__TASK GOAL__. All lines featuring the string "this" are to be listed.

# # #

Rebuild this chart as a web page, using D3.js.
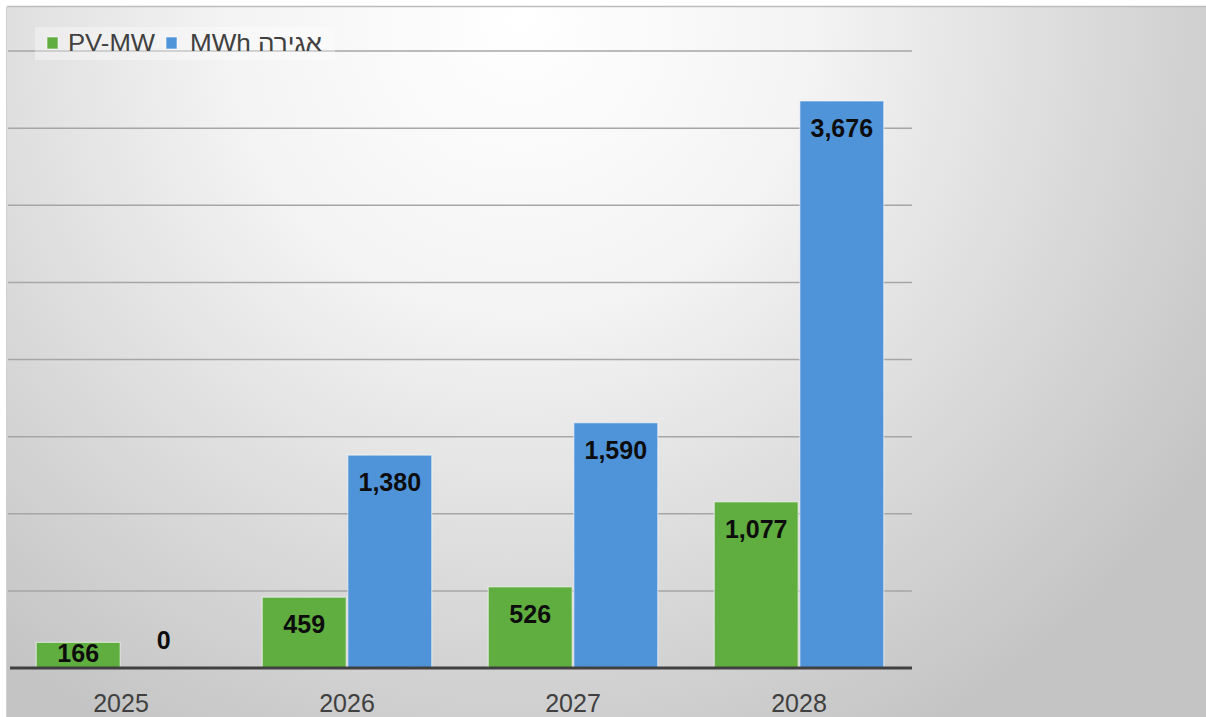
<!DOCTYPE html>
<html><head><meta charset="utf-8">
<script src="https://cdn.jsdelivr.net/npm/d3@7"></script>
<style>html,body{margin:0;padding:0;background:#fff;}svg{display:block;}</style>
</head><body>
<svg id="c" width="1206" height="717"></svg>
<script>
const categories = ["2025","2026","2027","2028"];
const seriesNames = ["PV-MW","MWh אגירה"];
const pvValues = [166,459,526,1077];
const storageValues = [0,1380,1590,3676];
const yTicks = [0,500,1000,1500,2000,2500,3000,3500,4000];
const colors = ["#60ad40","#4f94d9"];

(function(){
const svg = d3.select("#c");
const W = 1206, H = 717;
const defs = svg.append("defs");
const rg = defs.append("radialGradient").attr("id","bg")
  .attr("gradientUnits","userSpaceOnUse").attr("cx",520).attr("cy",20).attr("r",820)
  .attr("fx",520).attr("fy",20);
rg.append("stop").attr("offset","0%").attr("stop-color","#ffffff");
rg.append("stop").attr("offset","35%").attr("stop-color","#f4f4f4");
rg.append("stop").attr("offset","75%").attr("stop-color","#d6d6d6");
rg.append("stop").attr("offset","100%").attr("stop-color","#c4c4c4");

svg.append("rect").attr("width",W).attr("height",H).attr("fill","#fff");
svg.append("rect").attr("x",7).attr("y",7).attr("width",W-7).attr("height",H-7).attr("fill","url(#bg)");
svg.append("line").attr("x1",7).attr("x2",W).attr("y1",6.5).attr("y2",6.5).attr("stroke","#bdbdbd").attr("stroke-width",1.5);
svg.append("line").attr("x1",6.5).attr("x2",6.5).attr("y1",7).attr("y2",H).attr("stroke","#d0d0d0").attr("stroke-width",1);

const pLeft = 8, pRight = 912, pTop = 51, pBottom = 668;
const x0 = d3.scaleBand().domain(categories).range([pLeft,pRight]).paddingInner(0.25).paddingOuter(0.125);
const x1 = d3.scaleBand().domain([0,1]).range([0,x0.bandwidth()]).paddingInner(0.02);
const y = d3.scaleLinear().domain([0,4000]).range([pBottom,pTop]);

svg.append("g").selectAll("line").data(yTicks.filter(d=>d>0)).join("line")
  .attr("x1",pLeft).attr("x2",pRight).attr("y1",d=>y(d)).attr("y2",d=>y(d))
  .attr("stroke","#a6a6a6").attr("stroke-width",1.5);

const data = categories.map((c,i)=>({c, vals:[pvValues[i], storageValues[i]]}));
const g = svg.append("g");
data.forEach(d=>{
  d.vals.forEach((v,j)=>{
    if (v>0) {
      g.append("rect").attr("x",x0(d.c)+x1(j)).attr("y",y(v))
        .attr("width",x1.bandwidth()).attr("height",y(0)-y(v))
        .attr("fill",colors[j]).attr("stroke","rgba(255,255,255,0.55)").attr("stroke-width",1.2);
    }
  });
});

svg.append("line").attr("x1",pLeft+2).attr("x2",pRight).attr("y1",pBottom).attr("y2",pBottom)
  .attr("stroke","#404040").attr("stroke-width",3);

const xAxis = d3.axisBottom(x0).tickSize(0).tickPadding(0);
const ax = svg.append("g").attr("transform",`translate(0,${pBottom+44})`).call(xAxis);
ax.select(".domain").remove();
ax.selectAll("text").attr("font-family","'Liberation Sans', Arial, sans-serif")
  .attr("font-size",25).attr("fill","#404040").attr("y",0).attr("dy","0");

const fmt = d3.format(",");
data.forEach(d=>{
  d.vals.forEach((v,j)=>{
    let cy;
    if (v===0) cy = y(0)-28;
    else cy = Math.min(y(v)+27, y(0)-15);
    g.append("text").attr("x",x0(d.c)+x1(j)+x1.bandwidth()/2).attr("y",cy)
      .attr("dy","0.36em").attr("text-anchor","middle")
      .attr("font-family","'Liberation Sans', Arial, sans-serif").attr("font-weight","bold")
      .attr("font-size",25).attr("fill","#0d0d0d").text(fmt(v));
  });
});

const lg = svg.append("g");
lg.append("rect").attr("x",35).attr("y",27).attr("width",300).attr("height",33).attr("fill","rgba(255,255,255,0.35)");
const legendSq = [47,166];
const legendTx = [68,190];
const legendLen = [87,132];
seriesNames.forEach((n,i)=>{
  lg.append("rect").attr("x",legendSq[i]).attr("y",37).attr("width",11).attr("height",12)
    .attr("fill",colors[i]).attr("stroke","rgba(255,255,255,0.6)").attr("stroke-width",1);
  lg.append("text").attr("x",legendTx[i]).attr("y",51)
    .attr("textLength",legendLen[i]).attr("lengthAdjust","spacingAndGlyphs")
    .attr("font-family","'Liberation Sans', Arial, sans-serif").attr("font-size",24)
    .attr("fill","#404040").text(n);
});
})();
</script>
</body></html>
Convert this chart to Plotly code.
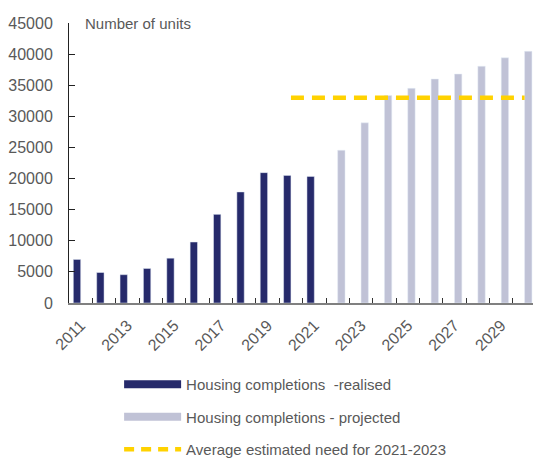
import plotly.graph_objects as go

years = [str(y) for y in range(2011, 2031)]
tick_text = [y if int(y) % 2 == 1 else "" for y in years]

# None where a series has no bar for that year
realised_values = [7000, 4900, 4550, 5550, 7200, 9800, 14250, 17850, 20950, 20500, 20350,
                   None, None, None, None, None, None, None, None, None]
projected_values = [None, None, None, None, None, None, None, None, None, None, None,
                    24550, 28950, 33350, 34500, 36000, 36800, 38050, 39400, 40450]

need_years = ["2020", "2030"]
need_values = [33000, 33000]

NAVY = "#262A6B"
LIGHT = "#C0C2D6"
YELLOW = "#FFD200"
GRAY = "#595959"
FONT = "Liberation Sans, Arial, sans-serif"

fig = go.Figure()

fig.add_trace(go.Bar(x=years, y=realised_values, marker_color=NAVY,
                     name="Housing completions  -realised", showlegend=False))
fig.add_trace(go.Bar(x=years, y=projected_values, marker_color=LIGHT,
                     name="Housing completions - projected", showlegend=False))
fig.add_trace(go.Scatter(x=need_years, y=need_values, mode="lines",
                         line=dict(color=YELLOW, width=4.5, dash="13px,8px"),
                         name="Average estimated need for 2021-2023", showlegend=False))

# legend-only entries
fig.add_trace(go.Scatter(x=[None], y=[None], mode="lines", line=dict(color=NAVY, width=8),
                         name="Housing completions  -realised", legendgroup="a"))
fig.add_trace(go.Scatter(x=[None], y=[None], mode="lines", line=dict(color=LIGHT, width=8),
                         name="Housing completions - projected", legendgroup="b"))
fig.add_trace(go.Scatter(x=[None], y=[None], mode="lines",
                         line=dict(color=YELLOW, width=4.5, dash="10px,7px"),
                         name="Average estimated need for 2021-2023", legendgroup="c"))

fig.update_layout(
    width=533, height=459,
    margin=dict(l=69, r=0, t=23, b=156, autoexpand=False),
    paper_bgcolor="white", plot_bgcolor="white",
    barmode="group", bargap=0.37, bargroupgap=0,
    font=dict(family=FONT, size=15, color=GRAY),
    legend=dict(x=0.108, y=-0.232, xanchor="left", yanchor="top",
                font=dict(size=15, color=GRAY), tracegroupgap=10,
                itemwidth=57, bgcolor="rgba(0,0,0,0)"),
    annotations=[dict(text="Number of units", xref="paper", yref="paper",
                      x=0.030, y=1.0, xanchor="left", yanchor="middle",
                      showarrow=False, font=dict(size=15, color=GRAY))],
)

fig.update_xaxes(type="category", categoryorder="array", categoryarray=years,
                 range=[-0.5, 19.36], autorange=False, automargin=False,
                 tickvals=years, ticktext=tick_text,
                 tickangle=-45, tickson="boundaries", ticks="inside", ticklen=5,
                 tickcolor="#333333", showline=True, linecolor="#808080", linewidth=1.5,
                 showgrid=False, ticklabelstandoff=5, tickfont=dict(size=16, color=GRAY))
fig.update_yaxes(range=[0, 45000], autorange=False, automargin=False, dtick=5000,
                 tickformat="d", ticks="inside", ticklen=6,
                 tickcolor="#222222", showline=True, linecolor="#222222", linewidth=1,
                 showgrid=False, zeroline=False, ticklabelstandoff=12,
                 tickfont=dict(size=16, color=GRAY))

fig.write_html("out.html", config={"displayModeBar": False},
               post_script="document.body.style.margin='0';document.body.style.overflow='hidden';")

# # #

__TASK OUTPUT__.
Rebuild this chart as a web page, using D3.js.
Convert this chart to Plotly code.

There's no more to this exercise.